__GIVEN PROBLEM__: A single run of lines is to be printed exactly: starting at the line with "Write the matplotlib code for this chart." and ending at the line with "from matplotlib.patches import Rectangle", both included. Leave the pictures out.

▶

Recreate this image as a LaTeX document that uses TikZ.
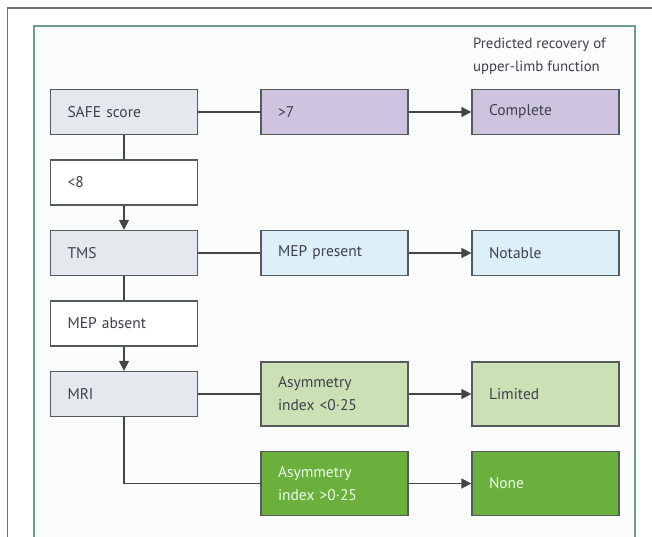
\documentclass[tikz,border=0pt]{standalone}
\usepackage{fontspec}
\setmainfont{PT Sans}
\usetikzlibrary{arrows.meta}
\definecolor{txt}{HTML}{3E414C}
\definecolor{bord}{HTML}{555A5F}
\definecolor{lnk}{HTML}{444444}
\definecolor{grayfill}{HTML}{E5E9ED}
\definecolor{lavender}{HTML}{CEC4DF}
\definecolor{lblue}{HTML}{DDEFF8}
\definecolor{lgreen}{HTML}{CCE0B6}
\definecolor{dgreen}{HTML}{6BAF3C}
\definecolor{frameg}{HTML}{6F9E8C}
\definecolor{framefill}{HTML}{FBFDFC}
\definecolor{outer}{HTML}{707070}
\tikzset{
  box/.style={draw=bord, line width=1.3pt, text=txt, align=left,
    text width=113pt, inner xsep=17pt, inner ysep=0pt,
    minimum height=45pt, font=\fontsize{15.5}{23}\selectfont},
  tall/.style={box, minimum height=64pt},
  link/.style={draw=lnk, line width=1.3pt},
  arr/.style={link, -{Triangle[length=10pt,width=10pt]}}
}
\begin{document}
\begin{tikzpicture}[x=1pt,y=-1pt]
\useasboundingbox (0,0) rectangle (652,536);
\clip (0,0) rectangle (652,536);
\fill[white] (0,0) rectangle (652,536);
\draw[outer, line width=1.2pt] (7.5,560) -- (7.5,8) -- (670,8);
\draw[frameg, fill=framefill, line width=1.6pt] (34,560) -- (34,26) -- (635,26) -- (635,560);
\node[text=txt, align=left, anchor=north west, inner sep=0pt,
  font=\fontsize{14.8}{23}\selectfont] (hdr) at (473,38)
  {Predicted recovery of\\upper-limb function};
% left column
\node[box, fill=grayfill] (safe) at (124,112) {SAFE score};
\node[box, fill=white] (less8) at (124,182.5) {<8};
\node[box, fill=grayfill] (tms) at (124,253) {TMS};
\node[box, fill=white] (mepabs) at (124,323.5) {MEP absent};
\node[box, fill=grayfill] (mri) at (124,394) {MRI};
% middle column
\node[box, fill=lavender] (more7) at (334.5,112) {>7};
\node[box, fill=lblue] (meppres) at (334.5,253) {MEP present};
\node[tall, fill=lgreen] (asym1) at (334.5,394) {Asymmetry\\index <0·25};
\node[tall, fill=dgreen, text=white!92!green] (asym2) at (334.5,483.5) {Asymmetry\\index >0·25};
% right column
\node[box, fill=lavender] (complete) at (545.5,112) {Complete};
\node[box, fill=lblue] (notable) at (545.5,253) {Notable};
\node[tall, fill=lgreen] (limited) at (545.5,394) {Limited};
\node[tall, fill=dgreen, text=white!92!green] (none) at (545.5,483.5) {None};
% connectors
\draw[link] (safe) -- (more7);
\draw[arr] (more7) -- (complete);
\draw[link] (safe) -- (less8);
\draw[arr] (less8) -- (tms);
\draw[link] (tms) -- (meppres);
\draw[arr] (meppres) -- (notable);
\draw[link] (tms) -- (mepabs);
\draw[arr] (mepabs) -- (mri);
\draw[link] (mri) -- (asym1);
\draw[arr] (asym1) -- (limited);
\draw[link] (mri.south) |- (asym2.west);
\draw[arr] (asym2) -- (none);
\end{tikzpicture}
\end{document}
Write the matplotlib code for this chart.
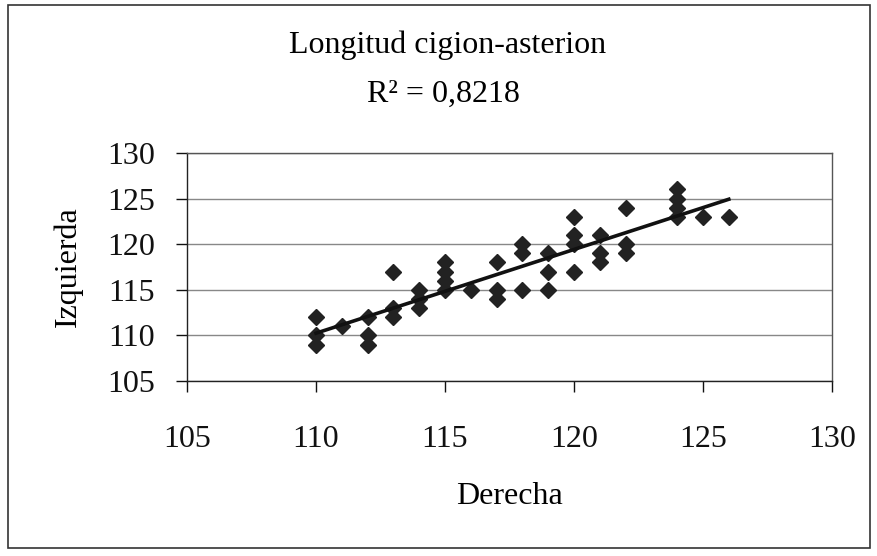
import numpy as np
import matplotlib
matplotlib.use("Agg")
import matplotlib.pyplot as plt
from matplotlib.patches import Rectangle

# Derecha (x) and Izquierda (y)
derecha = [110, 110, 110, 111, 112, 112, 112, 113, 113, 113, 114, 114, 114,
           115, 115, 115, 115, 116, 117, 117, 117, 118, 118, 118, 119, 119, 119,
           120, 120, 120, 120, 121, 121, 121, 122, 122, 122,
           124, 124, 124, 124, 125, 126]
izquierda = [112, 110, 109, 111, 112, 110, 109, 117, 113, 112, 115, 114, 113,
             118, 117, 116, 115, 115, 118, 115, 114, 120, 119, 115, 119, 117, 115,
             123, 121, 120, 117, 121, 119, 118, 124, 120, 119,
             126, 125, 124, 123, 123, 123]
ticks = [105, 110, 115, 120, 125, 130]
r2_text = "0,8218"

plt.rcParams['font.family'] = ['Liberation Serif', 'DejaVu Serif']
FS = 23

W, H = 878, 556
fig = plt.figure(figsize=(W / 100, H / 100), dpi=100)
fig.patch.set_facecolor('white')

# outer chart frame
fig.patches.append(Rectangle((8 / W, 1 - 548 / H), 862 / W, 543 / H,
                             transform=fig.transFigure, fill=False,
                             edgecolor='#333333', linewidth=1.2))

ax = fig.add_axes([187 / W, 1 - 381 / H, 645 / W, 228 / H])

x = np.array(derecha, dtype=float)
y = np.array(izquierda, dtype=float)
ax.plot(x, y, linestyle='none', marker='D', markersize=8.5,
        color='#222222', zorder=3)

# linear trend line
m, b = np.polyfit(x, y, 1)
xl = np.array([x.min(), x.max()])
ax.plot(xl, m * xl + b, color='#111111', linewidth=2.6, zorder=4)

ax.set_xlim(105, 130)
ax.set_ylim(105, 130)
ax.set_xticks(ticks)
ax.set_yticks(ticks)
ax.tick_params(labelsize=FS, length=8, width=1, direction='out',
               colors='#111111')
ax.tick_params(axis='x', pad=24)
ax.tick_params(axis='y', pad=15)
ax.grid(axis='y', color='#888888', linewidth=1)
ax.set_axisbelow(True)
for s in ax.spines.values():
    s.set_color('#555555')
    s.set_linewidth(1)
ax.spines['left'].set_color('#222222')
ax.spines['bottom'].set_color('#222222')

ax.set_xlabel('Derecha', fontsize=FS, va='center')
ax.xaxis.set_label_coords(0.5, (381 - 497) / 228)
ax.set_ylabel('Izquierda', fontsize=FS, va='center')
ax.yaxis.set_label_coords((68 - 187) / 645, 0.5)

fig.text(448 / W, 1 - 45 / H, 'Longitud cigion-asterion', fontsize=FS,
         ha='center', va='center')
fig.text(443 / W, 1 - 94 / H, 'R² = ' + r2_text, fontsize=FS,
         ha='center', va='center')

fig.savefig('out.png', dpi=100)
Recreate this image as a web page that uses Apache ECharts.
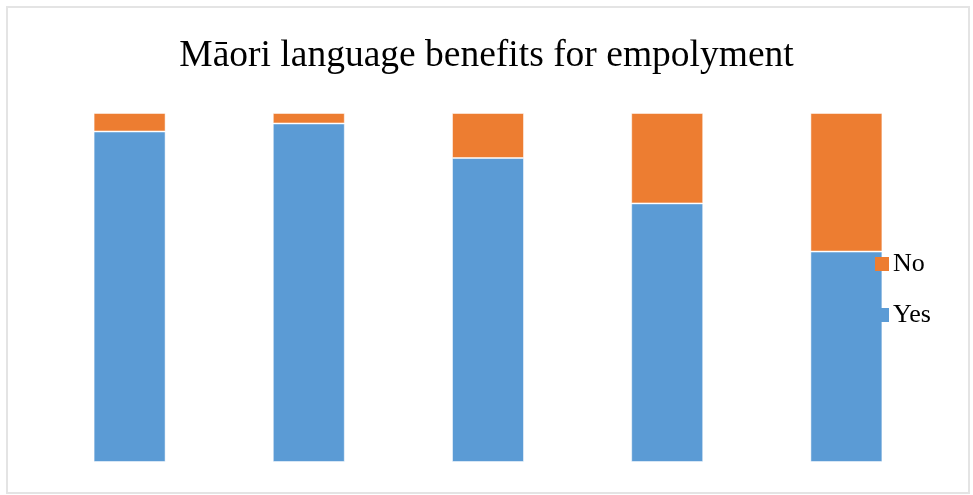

◀

__EXPECTED ANSWER__:
Write the matplotlib code for this chart.
import numpy as np
import matplotlib
matplotlib.use("Agg")
import matplotlib.pyplot as plt
from matplotlib.patches import Rectangle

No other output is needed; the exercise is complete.